Converting to vegetarianism in the middle of my childhood in a meat-eating family caused some initial challenges during the holidays. Of course, I didn’t have to eat the turkey so my mom and I thought it would be no problem for a meat-free Thanksgiving. However, we forgot to take the liters of chicken broth and turkey stock it took to prepare a traditional feast into consideration, especially in the stuffing, the gravy, even the green bean casserole and the yams with the wretched gelatin marshmallows on top. At that rate, all I would have were some mashed potatoes and a salad — so much for a feast.
We devised a plan to make sure that by the end of our turkey day feast, I would lapse into a food coma acceptable by holiday standards. To keep the budget small, as most people strive for, we only made a few changes to the dishes. Vegetable broth is an ingenious cooking tool to make most things “veg” friendly. By simply replacing all the poultry-based stock with low-sodium vegetable broth, we cured the stuffing and the green bean casserole.
Next, it was on to a gravy. Normally made with turkey fat and some flour, the traditional gravy had to go. What better to replace the meaty flavor of the turkey fat than some hearty mushrooms? We found a recipe for the tastiest mushroom gravy out there. If you want to skip the make-your-own gravy process, Heinz makes a pretty delectable mushroom gravy as well.
So by this point we had created animal-friendly gravy, stuffing and a green bean casserole. All that was left was the yams. If anyone grew up with marshmallow topped sweet potatoes, I want to formally sympathize with you and your misfortunes. Luckily, making the yams vegetarian safe was our sneaky way of getting rid of my grandma’s outdated recipe. As we looked online, we came across a recipe that twice baked their mashed yams and coated them with pecans. Can I get an amen? Absolutely delicious!
To call my Thanksgiving unconventional might be a reach. I still have all the fixings of a standard turkey day dinner, and there is even still a turkey on the table, which I avoid ardently, but my family is able to find a happy medium between the meat-lovers and the veg-heads. We’ve come together in a compromising and happy way, which is what I think the holidays are all about: uniting in spite of differences and enjoying each other’s company.
Twice-Baked Pecan Coated Sweet Potatoes
– 5 sweet potatoes
– ½ cup of brown sugar
– 1 teaspoon of nutmeg
– ¼ cup butter
– ½ cup of chopped pecans
Roast the potatoes thoroughly. Peel the skins off afterwards. Add the nutmeg, brown sugar and butter and mash. Place in a glass dish and coat the top with pecans. Bake for 15 minutes at 350 degrees.
– 3 tablespoons unsalted butter (olive oil would work as well)
– 6 ounces of Cremini mushrooms (if you’re partial to a different mushroom adjust as needed)

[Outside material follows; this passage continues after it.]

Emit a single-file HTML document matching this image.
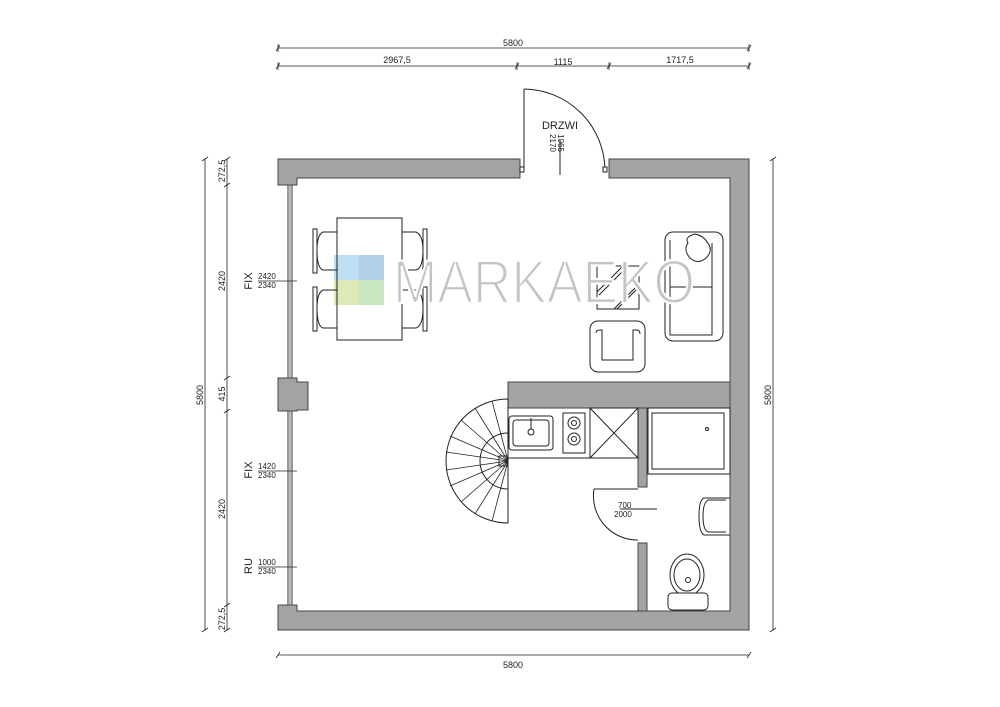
<!DOCTYPE html>
<html><head><meta charset="utf-8"><style>
html,body{margin:0;padding:0;background:#fff}
svg{display:block}
text{font-family:"Liberation Sans",sans-serif;fill:#222}
</style></head><body>
<svg width="1000" height="707" viewBox="0 0 1000 707" xmlns="http://www.w3.org/2000/svg">
<g fill="#a3a3a3" stroke="#444" stroke-width="1">
<polygon points="278,159 520,159 520,178 297,178 297,185 278,185"/>
<polygon points="609,159 749,159 749,630 278,630 278,605 297,605 297,611 730,611 730,178 609,178"/>
<polygon points="278,378 297,378 297,382 308,382 308,410 297,410 297,411 278,411"/>
<rect x="508" y="382" width="222" height="26"/>
<rect x="638" y="408" width="9" height="79"/>
<rect x="638" y="543" width="9" height="68"/>
</g>
<g stroke="#333" stroke-width="1" fill="none">
<line x1="288" y1="185" x2="288" y2="378"/><line x1="292" y1="185" x2="292" y2="378"/>
<line x1="288" y1="411" x2="288" y2="605"/><line x1="292" y1="411" x2="292" y2="605"/>
<line x1="290" y1="185" x2="290" y2="378" stroke="#777"/><line x1="290" y1="411" x2="290" y2="605" stroke="#777"/>
</g>
<g stroke="#222" stroke-width="0.8" fill="none">
<line x1="278" y1="48" x2="749" y2="48"/>
<line x1="278" y1="66" x2="749" y2="66"/>
<line x1="278" y1="655" x2="749" y2="655"/>
<line x1="205" y1="159" x2="205" y2="630"/>
<line x1="227" y1="159" x2="227" y2="630"/>
<line x1="773" y1="159" x2="773" y2="630"/>
<path d="M276,51 L280,45 M747,51 L751,45 M276,69 L280,63 M515,69 L519,63 M607,69 L611,63 M747,69 L751,63 M276,658 L280,652 M747,658 L751,652"/>
<path d="M202,161 L208,157 M202,632 L208,628 M224,161 L230,157 M224,187 L230,183 M224,380 L230,376 M224,413 L230,409 M224,607 L230,603 M224,632 L230,628 M770,161 L776,157 M770,632 L776,628"/>
<path d="M278,44 V52 M749,44 V52 M278,62 V70 M517,62 V70 M609,62 V70 M749,62 V70"/>
</g>
<g font-size="9">
<text x="513" y="46" text-anchor="middle">5800</text>
<text x="397" y="63" text-anchor="middle">2967,5</text>
<text x="563" y="65" text-anchor="middle">1115</text>
<text x="680" y="63" text-anchor="middle">1717,5</text>
<text x="513" y="668" text-anchor="middle">5800</text>
<text transform="translate(203,395) rotate(-90)" text-anchor="middle">5800</text>
<text transform="translate(771,395) rotate(-90)" text-anchor="middle">5800</text>
<text transform="translate(225,171) rotate(-90)" text-anchor="middle">272,5</text>
<text transform="translate(225,281) rotate(-90)" text-anchor="middle">2420</text>
<text transform="translate(225,394) rotate(-90)" text-anchor="middle">415</text>
<text transform="translate(225,509) rotate(-90)" text-anchor="middle">2420</text>
<text transform="translate(225,619) rotate(-90)" text-anchor="middle">272,5</text>
</g>
<g font-size="11"><text transform="translate(252,281) rotate(-90)" text-anchor="middle">FIX</text>
<text transform="translate(252,470) rotate(-90)" text-anchor="middle">FIX</text>
<text transform="translate(252,566) rotate(-90)" text-anchor="middle">RU</text></g>
<g font-size="8"><text x="258" y="279">2420</text><text x="258" y="288">2340</text>
<text x="258" y="469">1420</text><text x="258" y="478">2340</text>
<text x="258" y="565">1000</text><text x="258" y="574">2340</text></g>
<g stroke="#222" stroke-width="0.8"><line x1="258" y1="281" x2="297" y2="281"/><line x1="258" y1="471" x2="297" y2="471"/><line x1="258" y1="567" x2="297" y2="567"/></g>
<g stroke="#222" stroke-width="1" fill="none">
<line x1="524" y1="89" x2="524" y2="170"/>
<path d="M524,89 A82,82 0 0 1 605,170"/>
<rect x="520" y="167" width="4" height="5" fill="#fff"/><rect x="603" y="167" width="4" height="5" fill="#fff"/>
<line x1="560" y1="140" x2="560" y2="175"/>
</g>
<text x="560" y="129" font-size="11" text-anchor="middle">DRZWI</text>
<text transform="translate(558,143) rotate(90)" font-size="8" text-anchor="middle">1065</text>
<text transform="translate(550,143) rotate(90)" font-size="8" text-anchor="middle">2170</text>
<rect x="334" y="255" width="25" height="25" fill="#bfe0f2"/>
<rect x="359" y="255" width="25" height="25" fill="#b3d2ea"/>
<rect x="334" y="280" width="25" height="25" fill="#dcebb6"/>
<rect x="359" y="280" width="25" height="25" fill="#c8e6c0"/>
<g stroke="#222" stroke-width="1" fill="none">
<rect x="337" y="218" width="65" height="122"/>
<rect x="313" y="229" width="4" height="44"/><rect x="313" y="287" width="4" height="44"/>
<rect x="423" y="229" width="4" height="44"/><rect x="423" y="287" width="4" height="44"/>
<path d="M337,232 H323 Q317,235 317,250 Q317,268 323,270 H337"/>
<path d="M337,290 H323 Q317,293 317,308 Q317,326 323,328 H337"/>
<path d="M402,232 H416 Q423,235 423,250 Q423,268 416,270 H402"/>
<path d="M402,290 H416 Q423,293 423,308 Q423,326 416,328 H402"/>
<rect x="597" y="266" width="42" height="43"/>
<path d="M597,292 L623,266 M599,295 L626,268 M614,309 L639,284 M617,309 L639,287"/>
<rect x="590" y="321" width="55" height="51" rx="8"/>
<path d="M596,333 Q596,330 600,330 H602 V360 H633 V330 H636 Q640,330 640,334"/>
<rect x="665" y="232" width="58" height="109" rx="8"/>
<path d="M670,240 V335 H712 V243 M670,287 H712"/>
<path d="M688,243 Q684,237 695,234 Q704,236 707,242 Q714,250 706,258 Q698,265 690,258 Q683,250 688,243Z"/>
</g>
<text x="393" y="303" font-size="61" style="fill:#c4c4c4" textLength="302" lengthAdjust="spacingAndGlyphs" stroke="#fff" stroke-width="2.2" paint-order="normal">MARKAEKO</text>
<g stroke="#222" stroke-width="1" fill="none">
<line x1="508" y1="408" x2="508" y2="458"/>
<line x1="508" y1="458" x2="638" y2="458"/>
<rect x="509" y="416" width="44" height="34" rx="3"/><rect x="513" y="420" width="36" height="26" rx="3"/>
<circle cx="531" cy="432" r="3"/><line x1="531" y1="418" x2="531" y2="429"/>
<rect x="563" y="413" width="22" height="40"/>
<circle cx="574" cy="423" r="6"/><circle cx="574" cy="423" r="2.5"/>
<circle cx="574" cy="439" r="6"/><circle cx="574" cy="439" r="2.5"/>
<rect x="590" y="408" width="48" height="50"/>
<path d="M590,408 L638,458 M638,408 L590,458"/>
<rect x="648" y="408" width="82" height="66"/>
<rect x="652" y="413" width="72" height="56"/>
<circle cx="707" cy="429" r="1.5"/>
<path d="M730,498 H704 Q699,500 699,516 Q699,532 704,535 H730"/>
<path d="M726,500 H708 Q703,503 703,516 Q703,530 708,532 H726"/>
<ellipse cx="687" cy="575" rx="17" ry="21"/><ellipse cx="687" cy="575" rx="13" ry="16"/>
<circle cx="688" cy="580" r="2.5"/>
<rect x="668" y="593" width="40" height="17" rx="4" fill="#fff"/>
<line x1="594" y1="489" x2="638" y2="489"/>
<path d="M594,489 A44,44 0 0 0 638,540"/>
<line x1="620" y1="509" x2="657" y2="509"/>
<path d="M508,399 A62,62 0 0 0 508,523 Z"/>
<path d="M508,433 A28,28 0 0 0 508,489"/>
<rect x="499" y="456" width="9" height="10"/>
</g>
<g stroke="#222" stroke-width="0.8">
<line x1="508" y1="461" x2="492" y2="401"/>
<line x1="508" y1="461" x2="475" y2="408"/>
<line x1="508" y1="461" x2="461" y2="420"/>
<line x1="508" y1="461" x2="450" y2="436"/>
<line x1="508" y1="461" x2="446" y2="452"/>
<line x1="508" y1="461" x2="446" y2="470"/>
<line x1="508" y1="461" x2="450" y2="486"/>
<line x1="508" y1="461" x2="461" y2="502"/>
<line x1="508" y1="461" x2="475" y2="514"/>
<line x1="508" y1="461" x2="492" y2="521"/>
</g>
<g font-size="8"><text x="618" y="508">700</text><text x="614" y="517">2000</text></g>
</svg>
</body></html>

– 1 tablespoon finely chopped shallot
– Salt and pepper
– ¼ cup all-purpose flour
– ¼ cup dry Marsala wine
– 2 cups low-sodium vegetable broth
– ¼ cup heavy cream
Trim stems and thinly slice the Cremini mushrooms. Brown mushrooms and shallots in butter about five minutes. Reduce heat to medium and add flour to thicken. Simmer in Marsala wine scraping any burnt parts into the mixture then slowly pour in the vegetable broth and whisk until smooth, bring to a boil and stir occasionally (about two minutes). Remove from heat and finish with heavy cream to get the right texture. Add salt and pepper to taste.